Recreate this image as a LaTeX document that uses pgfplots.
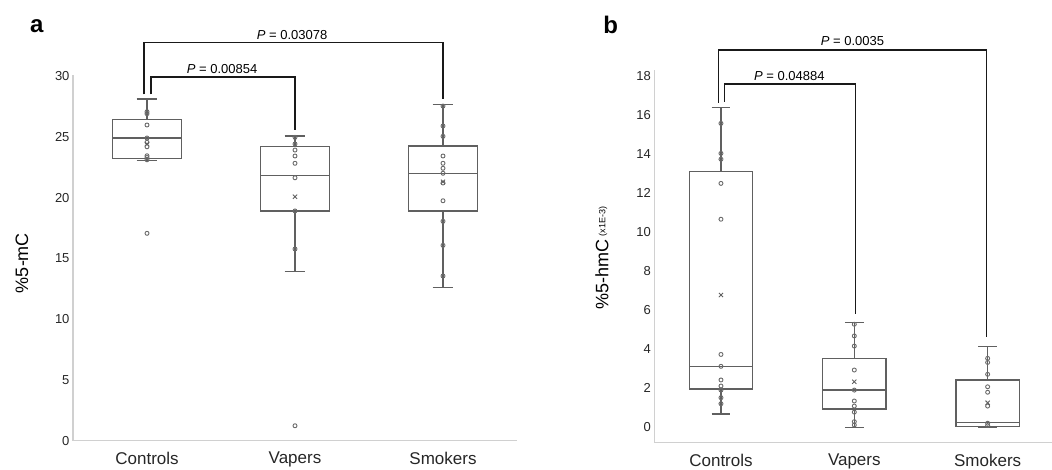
\documentclass[border=0pt]{standalone}
\usepackage{fontspec}
\setmainfont{Liberation Sans}
\usepackage{pgfplots}
\pgfplotsset{compat=1.18}
\usepgfplotslibrary{statistics}
\definecolor{boxgray}{HTML}{606060}
\definecolor{ptgray}{HTML}{6A6A6A}
\definecolor{axgray}{HTML}{D0D0D0}
\pgfplotsset{
  panel/.style={scale only axis, xmin=-0.5, xmax=2.5, xtick={0,1,2},
    xticklabels={Controls,Vapers,Smokers},
    axis x line*=bottom, axis y line*=left,
    axis line style={axgray, line width=1.5pt},
    major tick length=0pt, clip=false,
    boxplot/draw direction=y,
    tick label style={font=\fontsize{13}{15}\selectfont, text=black!85},
    xticklabel style={font=\fontsize{17}{20}\selectfont, yshift=-8pt},
    /pgf/number format/assume math mode=true},
  bx/.style={draw=boxgray, line width=1.4pt, solid},
  pts/.style={only marks, mark=o, mark size=2pt,
    mark options={draw=ptgray, line width=0.9pt}},
  mn/.style={only marks, mark=x, mark size=3pt,
    mark options={draw=boxgray, line width=0.9pt}},
}
\tikzset{
  br/.style={line width=1.6pt, black!90},
  plab/.style={font=\fontsize{13}{15}\selectfont},
}
\begin{document}
\begin{tikzpicture}
\useasboundingbox (0,0) rectangle (1052pt,-469pt);

% panel a
\begin{axis}[panel, anchor=south west, at={(73pt,-440.7pt)},
  width=444pt, height=365.9pt, ymin=0, ymax=30.1, ytick={0,5,...,30}]
\addplot[bx, boxplot prepared={draw position=0, median=24.9, upper quartile=26.43,
  lower quartile=23.23, upper whisker=28.1, lower whisker=23.06,
  box extend=0.47, whisker extend=0.14}] coordinates {};
\addplot[bx, boxplot prepared={draw position=1, median=21.83, upper quartile=24.18,
  lower quartile=18.9, upper whisker=25.06, lower whisker=13.93,
  box extend=0.47, whisker extend=0.14}] coordinates {};
\addplot[bx, boxplot prepared={draw position=2, median=22.0, upper quartile=24.24,
  lower quartile=18.9, upper whisker=27.67, lower whisker=12.59,
  box extend=0.47, whisker extend=0.14}] coordinates {};
\addplot[pts] coordinates {(0,27.06) (0,26.9) (0,25.97) (0,24.9) (0,24.55) (0,24.18)
  (0,23.44) (0,23.3) (0,23.11) (0,17.06)};
\addplot[pts] coordinates {(1,24.96) (1,24.41) (1,23.91) (1,23.42) (1,22.82) (1,21.63)
  (1,18.9) (1,15.77) (1,1.23)};
\addplot[pts] coordinates {(2,27.53) (2,25.89) (2,25.04) (2,23.42) (2,22.82) (2,22.41)
  (2,22.0) (2,21.2) (2,19.74) (2,18.05) (2,16.07) (2,13.55)};
\addplot[mn] coordinates {(0,24.4) (1,20.07) (2,21.3)};
\draw[br] (axis cs:-0.02,28.49) |- (axis cs:2.0,32.77) -- (axis cs:2.0,28.1);
\draw[br] (axis cs:0.025,28.49) |- (axis cs:1.0,29.94) -- (axis cs:1.0,25.56);
\node[plab] at (axis cs:0.98,33.4) {\textit{P} = 0.03078};
\node[plab] at (axis cs:0.507,30.6) {\textit{P} = 0.00854};
\end{axis}

% panel b
\begin{axis}[panel, anchor=south west, at={(654.3pt,-442.3pt)},
  width=400pt, height=372.7pt, ymin=-0.8, ymax=18.33, ytick={0,2,...,18}]
\addplot[bx, boxplot prepared={draw position=0, median=3.10, upper quartile=13.11,
  lower quartile=1.94, upper whisker=16.4, lower whisker=0.66,
  box extend=0.475, whisker extend=0.14}] coordinates {};
\addplot[bx, boxplot prepared={draw position=1, median=1.88, upper quartile=3.49,
  lower quartile=0.91, upper whisker=5.34, lower whisker=-0.05,
  box extend=0.475, whisker extend=0.14}] coordinates {};
\addplot[bx, boxplot prepared={draw position=2, median=0.22, upper quartile=2.40,
  lower quartile=0.0, upper whisker=4.11, lower whisker=-0.04,
  box extend=0.475, whisker extend=0.14}] coordinates {};
\addplot[pts] coordinates {(0,15.57) (0,14.03) (0,13.73) (0,12.49) (0,10.65) (0,3.71)
  (0,3.10) (0,2.40) (0,2.09) (0,1.88) (0,1.49) (0,1.18)};
\addplot[pts] coordinates {(1,5.26) (1,4.66) (1,4.14) (1,2.91) (1,1.88) (1,1.32)
  (1,1.06) (1,0.75) (1,0.26) (1,0.09)};
\addplot[pts] coordinates {(2,3.51) (2,3.30) (2,2.69) (2,2.05) (2,1.77) (2,1.06)
  (2,0.18) (2,0.06)};
\addplot[mn] coordinates {(0,6.76) (1,2.31) (2,1.23)};
\draw[br] (axis cs:-0.02,16.63) |- (axis cs:1.99,19.34) -- (axis cs:1.99,4.59);
\draw[br] (axis cs:0.025,16.68) |- (axis cs:1.008,17.58) -- (axis cs:1.008,5.79);
\node[plab] at (axis cs:0.986,19.8) {\textit{P} = 0.0035};
\node[plab] at (axis cs:0.513,18.0) {\textit{P} = 0.04884};
\end{axis}

\node[font=\bfseries\fontsize{24}{26}\selectfont] at (36.7pt,-26pt) {a};
\node[font=\bfseries\fontsize{24}{26}\selectfont] at (610.8pt,-25pt) {b};
\node[rotate=90, font=\fontsize{18}{20}\selectfont] at (22pt,-263pt) {\%5-mC};
\node[rotate=90, font=\fontsize{18}{20}\selectfont] at (602pt,-258pt)
  {\%5-hmC\,\raisebox{3pt}{\fontsize{9}{10}\selectfont(x1E-3)}};
\end{tikzpicture}
\end{document}
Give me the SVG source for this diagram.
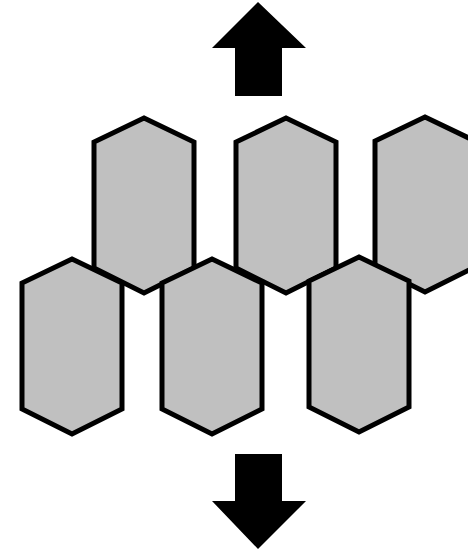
<svg xmlns="http://www.w3.org/2000/svg" width="468" height="551" viewBox="0 0 468 551">
<defs>
<style>
.hex{fill:#c0c0c0;stroke:#000;stroke-width:5;stroke-linejoin:miter}
.arrow{fill:#000;stroke:none}
</style>
<polygon id="hexshape" class="hex" points="0,0 50,24 50,150 0,175 -50,150 -50,24"/>
</defs>
<rect width="468" height="551" fill="#fff"/>
<g id="connectors">
<polygon class="arrow" points="258,2 306,48 282,48 282,96 235,96 235,48 212,48"/>
<polygon class="arrow" points="235,454 282,454 282,501 306,501 258,549 212,501 235,501"/>
</g>
<g id="hexA"><use href="#hexshape" x="144" y="118"/></g>
<g id="hexB"><use href="#hexshape" x="286" y="118"/></g>
<g id="hexC"><use href="#hexshape" x="425" y="117"/></g>
<g id="hexD"><use href="#hexshape" x="72" y="259"/></g>
<g id="hexE"><use href="#hexshape" x="212" y="259"/></g>
<g id="hexF"><use href="#hexshape" x="359" y="257"/></g>
</svg>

Set problem
Reproduce all of the data exactly; the pictures do not belong in the copy.

Result for this task
Recreate this image as a LaTeX document that uses pgfplots.
\documentclass[border=0pt]{standalone}
\usepackage{fontspec}
\setmainfont{Liberation Sans}
\usepackage{pgfplots}
\pgfplotsset{compat=1.18}
\usepgfplotslibrary{statistics}
\definecolor{boxgray}{HTML}{606060}
\definecolor{ptgray}{HTML}{6A6A6A}
\definecolor{axgray}{HTML}{D0D0D0}
\pgfplotsset{
  panel/.style={scale only axis, xmin=-0.5, xmax=2.5, xtick={0,1,2},
    xticklabels={Controls,Vapers,Smokers},
    axis x line*=bottom, axis y line*=left,
    axis line style={axgray, line width=1.5pt},
    major tick length=0pt, clip=false,
    boxplot/draw direction=y,
    tick label style={font=\fontsize{13}{15}\selectfont, text=black!85},
    xticklabel style={font=\fontsize{17}{20}\selectfont, yshift=-8pt},
    /pgf/number format/assume math mode=true},
  bx/.style={draw=boxgray, line width=1.4pt, solid},
  pts/.style={only marks, mark=o, mark size=2pt,
    mark options={draw=ptgray, line width=0.9pt}},
  mn/.style={only marks, mark=x, mark size=3pt,
    mark options={draw=boxgray, line width=0.9pt}},
}
\tikzset{
  br/.style={line width=1.6pt, black!90},
  plab/.style={font=\fontsize{13}{15}\selectfont},
}
\begin{document}
\begin{tikzpicture}
\useasboundingbox (0,0) rectangle (1052pt,-469pt);

% panel a
\begin{axis}[panel, anchor=south west, at={(73pt,-440.7pt)},
  width=444pt, height=365.9pt, ymin=0, ymax=30.1, ytick={0,5,...,30}]
\addplot[bx, boxplot prepared={draw position=0, median=24.9, upper quartile=26.43,
  lower quartile=23.23, upper whisker=28.1, lower whisker=23.06,
  box extend=0.47, whisker extend=0.14}] coordinates {};
\addplot[bx, boxplot prepared={draw position=1, median=21.83, upper quartile=24.18,
  lower quartile=18.9, upper whisker=25.06, lower whisker=13.93,
  box extend=0.47, whisker extend=0.14}] coordinates {};
\addplot[bx, boxplot prepared={draw position=2, median=22.0, upper quartile=24.24,
  lower quartile=18.9, upper whisker=27.67, lower whisker=12.59,
  box extend=0.47, whisker extend=0.14}] coordinates {};
\addplot[pts] coordinates {(0,27.06) (0,26.9) (0,25.97) (0,24.9) (0,24.55) (0,24.18)
  (0,23.44) (0,23.3) (0,23.11) (0,17.06)};
\addplot[pts] coordinates {(1,24.96) (1,24.41) (1,23.91) (1,23.42) (1,22.82) (1,21.63)
  (1,18.9) (1,15.77) (1,1.23)};
\addplot[pts] coordinates {(2,27.53) (2,25.89) (2,25.04) (2,23.42) (2,22.82) (2,22.41)
  (2,22.0) (2,21.2) (2,19.74) (2,18.05) (2,16.07) (2,13.55)};
\addplot[mn] coordinates {(0,24.4) (1,20.07) (2,21.3)};
\draw[br] (axis cs:-0.02,28.49) |- (axis cs:2.0,32.77) -- (axis cs:2.0,28.1);
\draw[br] (axis cs:0.025,28.49) |- (axis cs:1.0,29.94) -- (axis cs:1.0,25.56);
\node[plab] at (axis cs:0.98,33.4) {\textit{P} = 0.03078};
\node[plab] at (axis cs:0.507,30.6) {\textit{P} = 0.00854};
\end{axis}

% panel b
\begin{axis}[panel, anchor=south west, at={(654.3pt,-442.3pt)},
  width=400pt, height=372.7pt, ymin=-0.8, ymax=18.33, ytick={0,2,...,18}]
\addplot[bx, boxplot prepared={draw position=0, median=3.10, upper quartile=13.11,
  lower quartile=1.94, upper whisker=16.4, lower whisker=0.66,
  box extend=0.475, whisker extend=0.14}] coordinates {};
\addplot[bx, boxplot prepared={draw position=1, median=1.88, upper quartile=3.49,
  lower quartile=0.91, upper whisker=5.34, lower whisker=-0.05,
  box extend=0.475, whisker extend=0.14}] coordinates {};
\addplot[bx, boxplot prepared={draw position=2, median=0.22, upper quartile=2.40,
  lower quartile=0.0, upper whisker=4.11, lower whisker=-0.04,
  box extend=0.475, whisker extend=0.14}] coordinates {};
\addplot[pts] coordinates {(0,15.57) (0,14.03) (0,13.73) (0,12.49) (0,10.65) (0,3.71)
  (0,3.10) (0,2.40) (0,2.09) (0,1.88) (0,1.49) (0,1.18)};
\addplot[pts] coordinates {(1,5.26) (1,4.66) (1,4.14) (1,2.91) (1,1.88) (1,1.32)
  (1,1.06) (1,0.75) (1,0.26) (1,0.09)};
\addplot[pts] coordinates {(2,3.51) (2,3.30) (2,2.69) (2,2.05) (2,1.77) (2,1.06)
  (2,0.18) (2,0.06)};
\addplot[mn] coordinates {(0,6.76) (1,2.31) (2,1.23)};
\draw[br] (axis cs:-0.02,16.63) |- (axis cs:1.99,19.34) -- (axis cs:1.99,4.59);
\draw[br] (axis cs:0.025,16.68) |- (axis cs:1.008,17.58) -- (axis cs:1.008,5.79);
\node[plab] at (axis cs:0.986,19.8) {\textit{P} = 0.0035};
\node[plab] at (axis cs:0.513,18.0) {\textit{P} = 0.04884};
\end{axis}

\node[font=\bfseries\fontsize{24}{26}\selectfont] at (36.7pt,-26pt) {a};
\node[font=\bfseries\fontsize{24}{26}\selectfont] at (610.8pt,-25pt) {b};
\node[rotate=90, font=\fontsize{18}{20}\selectfont] at (22pt,-263pt) {\%5-mC};
\node[rotate=90, font=\fontsize{18}{20}\selectfont] at (602pt,-258pt)
  {\%5-hmC\,\raisebox{3pt}{\fontsize{9}{10}\selectfont(x1E-3)}};
\end{tikzpicture}
\end{document}
Give me the SVG source for this diagram.
<svg xmlns="http://www.w3.org/2000/svg" width="468" height="551" viewBox="0 0 468 551">
<defs>
<style>
.hex{fill:#c0c0c0;stroke:#000;stroke-width:5;stroke-linejoin:miter}
.arrow{fill:#000;stroke:none}
</style>
<polygon id="hexshape" class="hex" points="0,0 50,24 50,150 0,175 -50,150 -50,24"/>
</defs>
<rect width="468" height="551" fill="#fff"/>
<g id="connectors">
<polygon class="arrow" points="258,2 306,48 282,48 282,96 235,96 235,48 212,48"/>
<polygon class="arrow" points="235,454 282,454 282,501 306,501 258,549 212,501 235,501"/>
</g>
<g id="hexA"><use href="#hexshape" x="144" y="118"/></g>
<g id="hexB"><use href="#hexshape" x="286" y="118"/></g>
<g id="hexC"><use href="#hexshape" x="425" y="117"/></g>
<g id="hexD"><use href="#hexshape" x="72" y="259"/></g>
<g id="hexE"><use href="#hexshape" x="212" y="259"/></g>
<g id="hexF"><use href="#hexshape" x="359" y="257"/></g>
</svg>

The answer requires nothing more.